Why Consistency Beats the Perfect Training Plan
- coachponsonby
- 2 days ago
- 2 min read

Runners love to hunt for the perfect plan. The exact workouts, the magic mileage, the schedule that finally unlocks the breakthrough. I get it. I've been there. But I can tell you the secret that doesn't sell programs. The perfect plan doesn't exist, and even if it did, it would lose to a good plan you actually follow. Consistency beats brilliance. Every time.
The myth of the perfect plan
There is no single plan that's right for everyone. Training is part science, part art, and a huge part of it is just you, your life, and what you can repeat.
The plan that looks perfect on paper is worthless if it falls apart the first busy week. A plan you can stick to through work, family, travel, and bad weather will always beat a flawless one you abandon in March.
The best plan isn't the most clever one. It's the one you'll still be running in twelve weeks.
Why consistency wins
Fitness compounds. It's built from weeks stacked on weeks, not from any single heroic session.
Miss one workout and nothing happens. Miss the same workout every week for two months and you've lost a training block. The runners who improve are rarely the ones with the best individual weeks. They're the ones with the fewest missed ones.
Quiet, repeated, unspectacular work is what changes you. It just doesn't make for an exciting Instagram post.
What consistency actually looks like
It's not about being perfect. It's about being relentlessly normal. It looks like running easy when you don't feel like it. Doing the boring base work.
Adjusting a session instead of skipping it when life gets in the way. Stringing together months where almost nothing dramatic happens and you slowly get better.
It is not hero weeks followed by crashes. A monster week and three days off is not consistency. It's a sugar high.
How to actually be consistent
Build training you can sustain, not training that impresses.
Set a weekly rhythm that fits your real life, not your fantasy life.
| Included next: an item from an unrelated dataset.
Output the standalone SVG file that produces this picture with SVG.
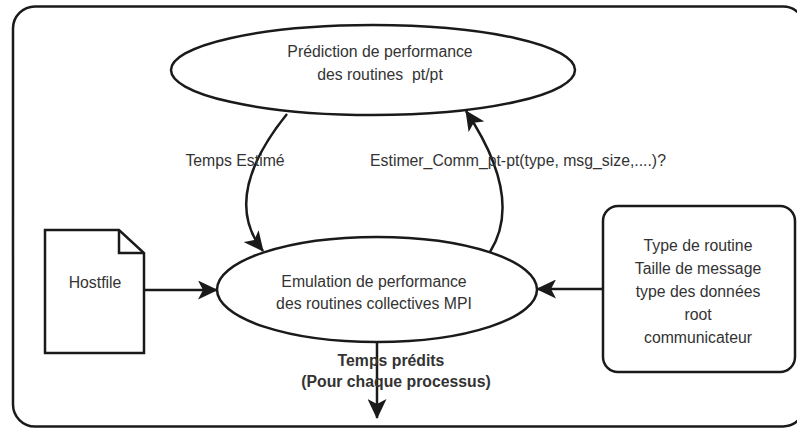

Keep most of it easy so you can repeat it. When something has to give, shrink the run instead of skipping it.
Protect the streak of showing up more than any single workout. Run the mile you're in. Not the one the plan says you should be on by now, not the one you ran in your best year. The one in front of you, done well.
The Bottom Line
Stop chasing the perfect plan. It's a distraction dressed up as preparation. Pick a sensible plan you can actually live with, then show up for it week after week. Keep the easy days easy so the whole thing is repeatable, and adjust instead of quitting when life pushes back.
Do that long enough and you'll pass the runners still searching for the perfect program. Progress isn't perfection. It's showing up, again and again.
I've coached gifted runners who never put it together because they couldn't string months together, and ordinary runners who became remarkable simply by never going away. Talent opens the door. Consistency walks through it, over and over, for years. If I had to bet on one runner improving, I'd take the steady one every time. Run the mile you're in, and trust the work.